Morges by Night ; marché nocturne

Promenade le long de la Grande Rue par une soirée aventesque.
Visitons les marchés nocturnes, ces dernières possibilités d’acheter cadeaux artisanaux et vin chaud. Les jours vont s’allonger, mais d’ici là profitons de nous réapproprier nos cités de nuit malgré le froid qui nous en a éloignés.
par Lucie Crisinel

La vieille ville de Morges est traversée par une rue piétonne et pavée, la Grande Rue. S’y tient tout au long de l’année les marchés du mercredi et du samedi matin. En ces jours de fêtes, les nocturnes y prennent leurs quartiers dès la fin de journée et jusqu’à 22 heures pour les plus téméraires.
Donc commençons par le commencement, l’entrée dans la rue par le côté temple. D’abord les bruits des personnes m’atteignent, les pas, les paroles, les cris des enfants qui, une fois n’est pas coutume fin décembre, ont le droit de veiller avec les parents et leurs amis. Puis en s’approchant, les odeurs, ces divines senteurs qui rappellent un foyer chaud, la cannelle, l’anis, l’orange, la mandarine, les marrons chauds. Et enfin c’est le sens de la vue qui trouve son compte. Les étals se distinguent les uns des autres, on peut repérer le marchand d’épices, la vendeuses d’habits laineux, chauds et confortables.
Tout cela est éclairé de spots violents, qui nous rappellent que malgré la nuit régnant alentours, il n’est point temps de se laisser aller à la torpeur. Ailleurs ce sont les douces lueurs des bougies faites à la main qui illuminent le stand de leurs camaïeux pastels. Ou encore ces lampes d’ailleurs, fait de matériaux qui ont grandi sous un soleil ininterrompu et qui tentent d’en restituer une partie à nous, gens du « Nord ».
Puis à nouveau c’est l’ouïe dont on recherche l’attention. Un jeune homme chante doucement près de son orgue de barbarie. Est-ce une chanson triste ? Difficile à dire, le son flûté de son instrument, rappelant les fêtes foraines filmographiques, couvre hélas sa timide voix. Touchée comme je peux l’être par tant de choses en ces périodes festives, je lui laisse ma menue monnaie. Il me remercie et m’assure, lui-même plus assuré, qu’elle est destinée à une bonne cause, ce dont nul ne doutait.

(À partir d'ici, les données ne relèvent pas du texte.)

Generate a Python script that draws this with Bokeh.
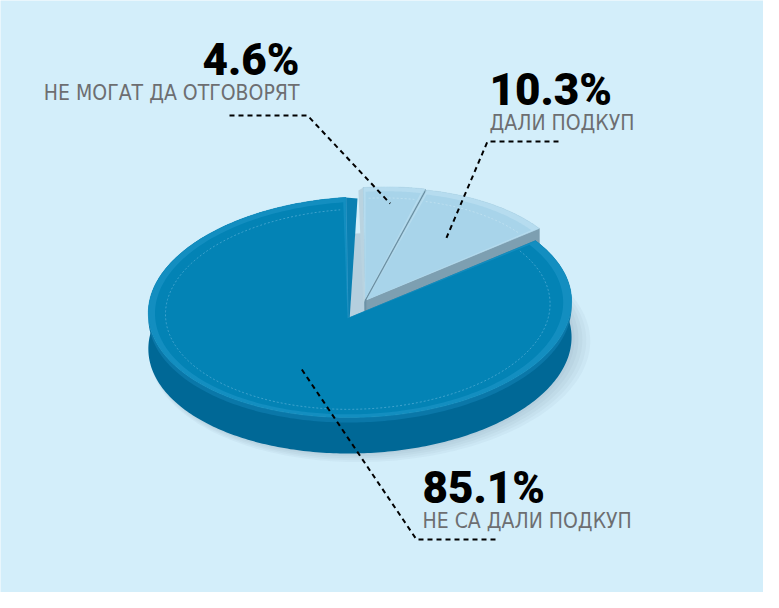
import numpy as np
from bokeh.plotting import figure
from bokeh.models import Range1d
from bokeh.core.properties import value
from bokeh.embed import file_html
from bokeh.resources import INLINE

# ---------------- data ----------------
categories = ["НЕ МОГАТ ДА ОТГОВОРЯТ", "ДАЛИ ПОДКУП", "НЕ СА ДАЛИ ПОДКУП"]
shares = [4.6, 10.3, 85.1]            # clockwise from 12 o'clock
pct_labels = ["4.6%", "10.3%", "85.1%"]

# ---------------- styling / geometry ----------------
BG = "#d3eefa"
TOP = ["#a8d4ea", "#a8d4ea", "#0383b5"]
BEVEL = ["#b6dcef", "#b6dcef", "#138ec0"]
INNER = ["#c6e5f3", "#c6e5f3", "#56aed6"]
RIM_SIDE = ["#85abbe", "#85abbe", "#006896"]
CUT_SIDE = ["#6a8fa2", "#7d9fb1", "#0a79aa"]
DEPTH = 36.0
MAIN_C = np.array([355.0, 326.0])
SMALL_SHIFT = np.array([17.0, -17.0])
SMALL_SCALE = 0.925
GAP = 3.0

# projective mapping of the unit disk (u right, v toward viewer)
PA, PB, PD, PE, PG, PH = 209.8, 1.8, -6.0, 108.9, -0.0594, 0.1


def proj(u, v):
    w = PG * u + PH * v + 1.0
    return (PA * u + PB * v) / w, (PD * u + PE * v) / w


def arc(a0, a1, center, r=1.0, n=120):
    th = np.radians(np.linspace(a0, a1, n))
    x, y = proj(r * np.cos(th), -r * np.sin(th))
    return center[0] + x, center[1] + y


def point(ang, r, center):
    t = np.radians(ang)
    x, y = proj(r * np.cos(t), -r * np.sin(t))
    return center[0] + x, center[1] + y


p = figure(width=763, height=592, output_backend="svg", toolbar_location=None,
           x_range=Range1d(8, 771), y_range=Range1d(600, 8),
           x_axis_location=None, y_axis_location=None, min_border=0,
           background_fill_color=BG, border_fill_color=BG, outline_line_color=None)
p.grid.visible = False

# slice angles
bounds = []
start = 90.0
for s in shares:
    end = start - s * 3.6
    bounds.append((start, end))
    start = end

centers, radii = [], []
for i, (a0, a1) in enumerate(bounds):
    mid = np.radians((a0 + a1) / 2)
    if i < 2:
        dx, dy = proj(np.cos(mid), -np.sin(mid))
        d = np.array([dx, dy]) / np.hypot(dx, dy)
        centers.append(MAIN_C + SMALL_SHIFT + GAP * d)
        radii.append(SMALL_SCALE)
    else:
        centers.append(MAIN_C.copy())
        radii.append(1.0)

# soft shadow of the whole pie
for k in range(5):
    sx, sy = arc(0, 360, MAIN_C, r=1.0 + 0.01 * k, n=240)
    p.patch(sx + 3 + 1.5 * k, sy + DEPTH + 1 + k, fill_color="#3f6577", fill_alpha=0.045,
            line_color=None)

# draw slices back (small) to front (main)
for i, (a0, a1) in enumerate(bounds):
    c = centers[i]
    r = radii[i]
    n = 300 if i == 2 else 60
    ax, ay = arc(a0, a1, c, r=r, n=n)
    # outer wall as one band
    p.patch(np.concatenate([ax, ax[::-1]]), np.concatenate([ay, ay[::-1] + DEPTH]),
            fill_color=RIM_SIDE[i], line_color=None)
    # cut faces
    for (ex, ey) in [(ax[0], ay[0]), (ax[-1], ay[-1])]:
        p.patch([c[0], ex, ex, c[0]], [c[1], ey, ey + DEPTH, c[1] + DEPTH],
                fill_color=CUT_SIDE[i], line_color=CUT_SIDE[i], line_width=0.6)
    if i == 0:
        # thin wall visible on the left of the 12 o'clock slice
        p.patch([ax[0] - 5, ax[0], c[0], c[0] - 2], [ay[0] + 3, ay[0], c[1], c[1] + 6],
                fill_color="#b9d3e0", line_color=None)
    if i == 2:
        # lighter band at top of the side wall
        p.patch(np.concatenate([ax, ax[::-1]]), np.concatenate([ay, ay[::-1] + 5]),
                fill_color="#0a77a8", line_color=None)
        # visible cut face along the 12 o'clock edge
        p.patch([ax[-1], ax[-1] + 12, c[0] + 2, c[0]], [ay[-1], ay[-1] + 1, c[1] + 2, c[1]],
                fill_color="#0a80b2", line_color=None)
        p.line([ax[-1] + 0.5, c[0] + 0.5], [ay[-1], c[1]], line_color="#3b9ccb",
               line_width=0.8)
    # top face
    xs = np.concatenate([[c[0]], ax])
    ys = np.concatenate([[c[1]], ay])
    p.patch(xs, ys, fill_color=BEVEL[i], line_color=BEVEL[i], line_width=0.6)
    ix, iy = arc(a0 - 0.6, a1 + 0.6, c, r=0.965 * r, n=n)
    p.patch(np.concatenate([[c[0]], ix]), np.concatenate([[c[1]], iy]),
            fill_color=TOP[i], line_color=None)
    lx, ly = arc(a0 - 1.5, a1 + 1.5, c, r=0.91 * r, n=n)
    p.line(lx, ly, line_color=INNER[i], line_width=0.9, line_dash="2 2", line_alpha=0.8)

# ---------------- labels & leaders ----------------
anchor_r = [0.8, 0.62, 0.53]
ends = [point((a0 + a1) / 2, anchor_r[i], centers[i]) for i, (a0, a1) in enumerate(bounds)]

leaders = [
    ([237, 315, ends[0][0]], [123, 123, ends[0][1]]),
    ([566, 495, ends[1][0]], [149, 149, ends[1][1]]),
    ([503, 424, ends[2][0]], [547, 547, ends[2][1]]),
]
for lx, ly in leaders:
    p.line(lx, ly, line_color="black", line_width=2, line_dash="5 4")

PCT_SIZE, CAT_SIZE = 44, 21
K = 0.39   # baseline correction factor
label_pos = [(307, 85, 109, "right"), (497, 115, 139, "left"), (430, 513, 537, "left")]
for i, (x, yb, yc, al) in enumerate(label_pos):
    p.text([x], [yb - K * PCT_SIZE], text=[pct_labels[i]],
           text_font=value("'Roboto Black', Roboto, sans-serif"),
           text_font_style="bold", text_font_size=f"{PCT_SIZE}px", text_color="#000000",
           text_align=al, text_baseline="alphabetic")
    p.text([x], [yc - K * CAT_SIZE], text=[categories[i]], text_font=value("DejaVu Sans Condensed"),
           text_font_size=f"{CAT_SIZE}px", text_color="#6d6e71", text_align=al,
           text_baseline="alphabetic")

open("out.html", "w").write(file_html(p, INLINE))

Plus loin une autre population attire mon attention, les 9e année vendant le fruit des efforts de leur(e)s parent(e)s aux passants. La technique : deux ados s’avancent au milieu de la rue et achalandent le badaud de leurs biscuits et caramels, leur déclamant les merveilles de l’endroit où ils ont programmés leurs voyages. Rares sont les ingrats n’achetant pas symboliquement ne serait-ce que le stylo emblème de ce futur et mémorable voyage. Votre dévouée non plus n’y coupa pas, émue à nouveau par les souvenirs émergeant de cette rencontre.
Enfin, l’appel du vin chaud se fait pressant. Les doigts sont gourds malgré les gants, et la cigarette ne peut les réchauffer. Déjà deux chaudrons vides de croisés, diantre qu’il faut être rapide pour avoir l’honneur de bénéficier de ce doux breuvage ! La queue s’étend devant ce qui semble être la dernière marmite de la rue à contenir le nectar. Je manque de courage en voyant cet homme vénérable se pencher plus que de raison dans l’antre de cuivre pour en remonter péniblement une demi tasse encore fumante… Tant pis, ça sera pour une prochaine fois !
Dépitée, mais si peu, je me rabats sur les mets chauds de la boulangerie dont je savoure régulièrement la mini pizza reconstituante. Et la manger dans ce contexte enténébré est une nouveauté qui est à réitérer. Mais déjà les camionnettes se fraient un passage parmi les passants plus rares, moins causants. Il est l’heure de se rentrer, on a été braves, on a tenu tête à l’hiver, le retour au coin du feu (imaginaire) est mérité.